Allison Long/The Kansas City Star via AP, Pool

By Heather Hollingsworth
Associated Press

OLATHE, Kan. — Jurors who convicted a white supremacist of killing three people at Jewish sites in suburban Kansas City will begin hearing more evidence Tuesday before deciding whether to recommend a death sentence.

Jurors convicted Frazier Glenn Miller Jr. on Monday of capital murder and five other charges. The August 2014 shootings killed William Corporon, 69, and Corporon’s 14-year-old grandson, Reat Griffin Underwood, at the Jewish Community Center in Overland Park, and Terri LaManno, 53, at the nearby Village Shalom retirement center. None of the three was Jewish.

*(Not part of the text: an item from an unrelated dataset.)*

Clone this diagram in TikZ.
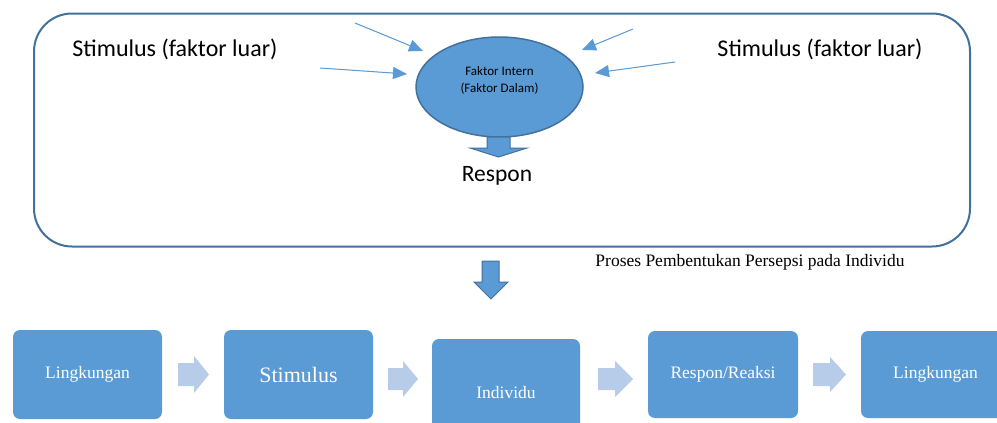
\documentclass[tikz,border=0pt]{standalone}
\usepackage{fontspec}
\setmainfont{Liberation Serif}
\newfontfamily\califont{Carlito}
\usetikzlibrary{arrows.meta,shapes.geometric}
\definecolor{fillblue}{HTML}{5B9BD5}
\definecolor{edgeblue}{HTML}{41719C}
\definecolor{paleblue}{HTML}{B7CCE9}
\tikzset{
  x=1pt, y=-1pt,
  outerbox/.style={draw=edgeblue, line width=2pt, rounded corners=38pt, minimum width=936pt, minimum height=233pt, inner sep=0pt},
  calitext/.style={font=\califont\fontsize{24}{28}\selectfont, text=black, inner sep=0pt},
  thinarrow/.style={draw=fillblue, line width=1pt, -{Triangle[length=14pt,width=12pt]}, fill=fillblue},
  stepbox/.style={fill=fillblue, rounded corners=7pt, inner sep=0pt, text=white, font=\fontsize{17.5}{20}\selectfont},
  blockarrow/.style={fill=fillblue, draw=edgeblue, line width=1pt, line join=miter},
  chevron/.style={fill=paleblue}
}
\begin{document}
\begin{tikzpicture}
\clip (0,0) rectangle (997,423);
\fill[white] (0,0) rectangle (997,423);
% outer rounded frame
\node[outerbox] (outer) at (502,130) {};
% central ellipse
\node[ellipse, fill=fillblue, draw=edgeblue, line width=1.5pt, minimum width=167pt, minimum height=100pt, inner sep=0pt] (intern) at (499.5,87) {};
\node[font=\califont\fontsize{13}{14}\selectfont, inner sep=0pt] (t1) at (499.5,71) {Faktor Intern};
\node[font=\califont\fontsize{13}{14}\selectfont, inner sep=0pt] (t2) at (499.5,89) {(Faktor Dalam)};
% stimulus texts
\node[calitext] (stimL) at (175,49) {Stimulus (faktor luar)};
\node[calitext] (stimR) at (820,49) {Stimulus (faktor luar)};
% thin arrows
\coordinate (a1s) at (355,23); \coordinate (a1e) at (423,51);
\coordinate (a2s) at (320,68); \coordinate (a2e) at (407,74);
\coordinate (a3s) at (633,29); \coordinate (a3e) at (582,50);
\coordinate (a4s) at (675,62); \coordinate (a4e) at (595,73);
\draw[thinarrow] (a1s) -- (a1e);
\draw[thinarrow] (a2s) -- (a2e);
\draw[thinarrow] (a3s) -- (a3e);
\draw[thinarrow] (a4s) -- (a4e);
% small block arrow under ellipse
\draw[blockarrow] (487,137) -- (510,137) -- (510,148) -- (527,148) -- (498.5,157) -- (470,148) -- (487,148) -- cycle;
\node[calitext, font=\califont\fontsize{23.5}{28}\selectfont] (respon) at (497,176) {Respon};
% caption
\node[font=\fontsize{17.5}{20}\selectfont, inner sep=0pt] (caption) at (750,262) {Proses Pembentukan Persepsi pada Individu};
% big down arrow
\draw[blockarrow] (482,261) -- (499,261) -- (499,282) -- (508,282) -- (491,299) -- (474,282) -- (482,282) -- cycle;
% bottom step boxes
\node[stepbox, minimum width=149pt, minimum height=89pt] (b1) at (87.5,374.5) {Lingkungan};
\node[stepbox, minimum width=149pt, minimum height=89pt, font=\fontsize{22}{24}\selectfont] (b2) at (298.5,374.5) {Stimulus};
\node[stepbox, minimum width=148pt, minimum height=108pt] (b3) at (506,393) {Individu};
\node[stepbox, minimum width=150pt, minimum height=87pt] (b4) at (723,374.5) {Respon/Reaksi};
\node[stepbox, minimum width=149pt, minimum height=87pt] (b5) at (935.5,374.5) {Lingkungan};
% chevron arrows
\fill[chevron] (178,363) -- (194,363) -- (194,356) -- (209,374.5) -- (194,393) -- (194,386) -- (178,386) -- cycle;
\fill[chevron] (388,368) -- (403,368) -- (403,361) -- (418,379) -- (403,397) -- (403,390) -- (388,390) -- cycle;
\fill[chevron] (598,368) -- (615,368) -- (615,361) -- (633,379) -- (615,397) -- (615,390) -- (598,390) -- cycle;
\fill[chevron] (813,363) -- (830,363) -- (830,357) -- (846,374.5) -- (830,392) -- (830,386) -- (813,386) -- cycle;
\end{tikzpicture}
\end{document}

Miller, 74, of Aurora, Missouri, is acting as his own attorney. He may get the opportunity to present evidence during the penalty phase about his beliefs and mindset that he was barred from discussing earlier in the trial.

His standby attorney, Mark Manna, said Miller had witnesses coming in throughout the week, with the latest to arrive Friday morning. They include family, a veteran with whom Miller served in Vietnam and two experts on the cost of the death penalty. The prosecution said the state would call just one witness.

Miller has repeatedly been warned to watch his step with Judge Thomas Kelly Ryan, who twice removed Miller from the courtroom Monday. The judge said Miller had “gone far beyond what is proper decorum.”

When the verdict was read, Miller said “The fat lady just sang,” and raised his arm in the Nazi salute. Although Miller admitted to killing the three people, he urged jurors to find him not guilty, saying he was motivated by “the genocide against my people by the Jews.” He likened his cause to George Washington’s fight for American independence.

During his closing argument, Miller said he had been “floating on a cloud” since the killings. Earlier, he objected when District Attorney Steve Howe alleged that he wanted to kill as many people as possible. Miller interjected: “I wanted to kill Jews, not people.”

A death sentence could be largely symbolic; Miller has emphysema and has repeatedly said that part of what spurred him to carry out the killings was that he didn’t expect to live long. Kansas has not executed a prisoner since reinstating the death penalty in 1994.

Miller is a Vietnam War veteran who founded the Carolina Knights of the Ku Klux Klan in his native North Carolina and later the White Patriot Party. He also ran for the U.S. House in 2006 and the U.S. Senate in 2010 in Missouri, each time espousing a white-power platform.